* [Material provided]
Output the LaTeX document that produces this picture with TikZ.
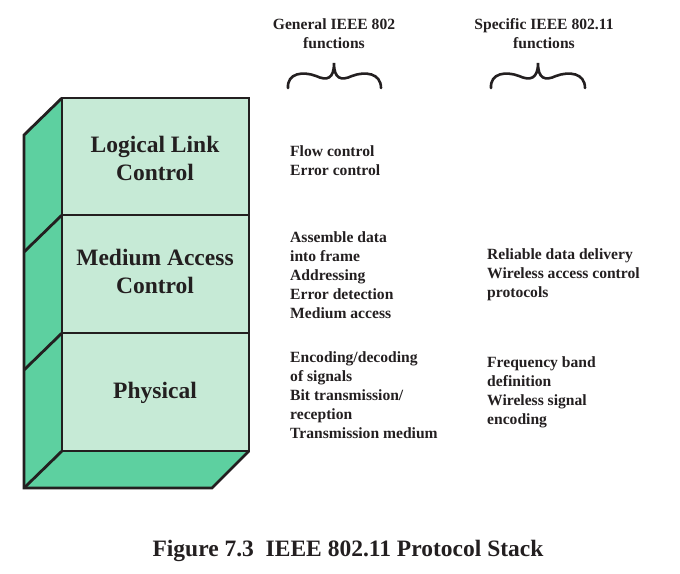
\documentclass[tikz,border=0pt]{standalone}
\usepackage{fontspec}
\setmainfont{Liberation Serif}
\definecolor{txt}{HTML}{231F20}
\definecolor{frontc}{HTML}{C6EAD6}
\definecolor{sidec}{HTML}{5DD0A0}
\begin{document}
\begin{tikzpicture}[x=1pt,y=-1pt,
  edge/.style={draw=txt,line width=2.8pt,line join=miter},
  layer/.style={font=\fontsize{23.5}{28}\selectfont\bfseries,text=txt,align=center,inner sep=0pt},
  func/.style={font=\fontsize{15.6}{19}\selectfont\bfseries,text=txt,align=left,inner sep=0pt,anchor=west},
  head/.style={font=\fontsize{15.6}{19}\selectfont\bfseries,text=txt,align=center,inner sep=0pt},
  brace/.style={draw=txt,line width=2.6pt,line cap=round}]
\useasboundingbox (0,0) rectangle (680,573);
% coordinates of the stack
\coordinate (f1) at (62,98);
\coordinate (f2) at (249,98);
\coordinate (f3) at (249,451);
\coordinate (f4) at (62,451);
\coordinate (m1) at (62,215);
\coordinate (m2) at (249,215);
\coordinate (n1) at (62,333);
\coordinate (n2) at (249,333);
\coordinate (s1) at (24,135);
\coordinate (s2) at (24,252);
\coordinate (s3) at (24,370);
\coordinate (s4) at (24,488);
\coordinate (b3) at (212,488);
% faces
\fill[sidec] (f1) -- (s1) -- (s4) -- (f4) -- cycle;
\fill[sidec] (f4) -- (s4) -- (b3) -- (f3) -- cycle;
\fill[frontc] (f1) rectangle (f3);
% edges
\draw[edge] (f1) -- (f2) -- (f3) -- (f4) -- cycle;
\draw[edge] (m1) -- (m2);
\draw[edge] (n1) -- (n2);
\draw[edge] (f1) -- (s1) -- (s4) -- (b3) -- (f3);
\draw[edge] (f4) -- (s4);
\draw[edge] (m1) -- (s2);
\draw[edge] (n1) -- (s3);
% layer labels
\node[layer] (llc) at (155,158) {Logical Link\\Control};
\node[layer] (mac) at (155,271) {Medium Access\\Control};
\node[layer] (phy) at (155,393) {Physical};
% headers
\node[head] (gen) at (334,34) {General IEEE 802\\functions};
\node[head] (spec) at (544,34) {Specific IEEE 802.11\\functions};
% braces
\draw[brace] (288,88) .. controls (287,73) and (303,71) .. (316,76)
  .. controls (327,81) and (334,79) .. (334,63)
  .. controls (334,79) and (341,81) .. (352,76)
  .. controls (365,71) and (381,73) .. (381,88);
\draw[brace] (491,88) .. controls (490,73) and (506,71) .. (519,76)
  .. controls (530,81) and (538,79) .. (538,63)
  .. controls (538,79) and (545,81) .. (556,76)
  .. controls (569,71) and (585,73) .. (585,88);
% function texts
\node[func] (g1) at (290,161) {Flow control\\Error control};
\node[func] (g2) at (290,275) {Assemble data\\into frame\\Addressing\\Error detection\\Medium access};
\node[func] (g3) at (290,395.5) {Encoding/decoding\\of signals\\Bit transmission/\\reception\\Transmission medium};
\node[func] (p2) at (487,275) {Reliable data delivery\\Wireless access control\\protocols};
\node[func] (p3) at (487,392.5) {Frequency band\\definition\\Wireless signal\\encoding};
% caption
\node[font=\fontsize{23.5}{28}\selectfont\bfseries,text=txt,inner sep=0pt] (cap) at (348,551) {Figure 7.3\hspace{0.5em}IEEE 802.11 Protocol Stack};
\end{tikzpicture}
\end{document}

* [Instructions for the task] Send back the data above word for word, with the pictures left out.

* [Result for this task]
Output the LaTeX document that produces this picture with TikZ.
\documentclass[tikz,border=0pt]{standalone}
\usepackage{fontspec}
\setmainfont{Liberation Serif}
\definecolor{txt}{HTML}{231F20}
\definecolor{frontc}{HTML}{C6EAD6}
\definecolor{sidec}{HTML}{5DD0A0}
\begin{document}
\begin{tikzpicture}[x=1pt,y=-1pt,
  edge/.style={draw=txt,line width=2.8pt,line join=miter},
  layer/.style={font=\fontsize{23.5}{28}\selectfont\bfseries,text=txt,align=center,inner sep=0pt},
  func/.style={font=\fontsize{15.6}{19}\selectfont\bfseries,text=txt,align=left,inner sep=0pt,anchor=west},
  head/.style={font=\fontsize{15.6}{19}\selectfont\bfseries,text=txt,align=center,inner sep=0pt},
  brace/.style={draw=txt,line width=2.6pt,line cap=round}]
\useasboundingbox (0,0) rectangle (680,573);
% coordinates of the stack
\coordinate (f1) at (62,98);
\coordinate (f2) at (249,98);
\coordinate (f3) at (249,451);
\coordinate (f4) at (62,451);
\coordinate (m1) at (62,215);
\coordinate (m2) at (249,215);
\coordinate (n1) at (62,333);
\coordinate (n2) at (249,333);
\coordinate (s1) at (24,135);
\coordinate (s2) at (24,252);
\coordinate (s3) at (24,370);
\coordinate (s4) at (24,488);
\coordinate (b3) at (212,488);
% faces
\fill[sidec] (f1) -- (s1) -- (s4) -- (f4) -- cycle;
\fill[sidec] (f4) -- (s4) -- (b3) -- (f3) -- cycle;
\fill[frontc] (f1) rectangle (f3);
% edges
\draw[edge] (f1) -- (f2) -- (f3) -- (f4) -- cycle;
\draw[edge] (m1) -- (m2);
\draw[edge] (n1) -- (n2);
\draw[edge] (f1) -- (s1) -- (s4) -- (b3) -- (f3);
\draw[edge] (f4) -- (s4);
\draw[edge] (m1) -- (s2);
\draw[edge] (n1) -- (s3);
% layer labels
\node[layer] (llc) at (155,158) {Logical Link\\Control};
\node[layer] (mac) at (155,271) {Medium Access\\Control};
\node[layer] (phy) at (155,393) {Physical};
% headers
\node[head] (gen) at (334,34) {General IEEE 802\\functions};
\node[head] (spec) at (544,34) {Specific IEEE 802.11\\functions};
% braces
\draw[brace] (288,88) .. controls (287,73) and (303,71) .. (316,76)
  .. controls (327,81) and (334,79) .. (334,63)
  .. controls (334,79) and (341,81) .. (352,76)
  .. controls (365,71) and (381,73) .. (381,88);
\draw[brace] (491,88) .. controls (490,73) and (506,71) .. (519,76)
  .. controls (530,81) and (538,79) .. (538,63)
  .. controls (538,79) and (545,81) .. (556,76)
  .. controls (569,71) and (585,73) .. (585,88);
% function texts
\node[func] (g1) at (290,161) {Flow control\\Error control};
\node[func] (g2) at (290,275) {Assemble data\\into frame\\Addressing\\Error detection\\Medium access};
\node[func] (g3) at (290,395.5) {Encoding/decoding\\of signals\\Bit transmission/\\reception\\Transmission medium};
\node[func] (p2) at (487,275) {Reliable data delivery\\Wireless access control\\protocols};
\node[func] (p3) at (487,392.5) {Frequency band\\definition\\Wireless signal\\encoding};
% caption
\node[font=\fontsize{23.5}{28}\selectfont\bfseries,text=txt,inner sep=0pt] (cap) at (348,551) {Figure 7.3\hspace{0.5em}IEEE 802.11 Protocol Stack};
\end{tikzpicture}
\end{document}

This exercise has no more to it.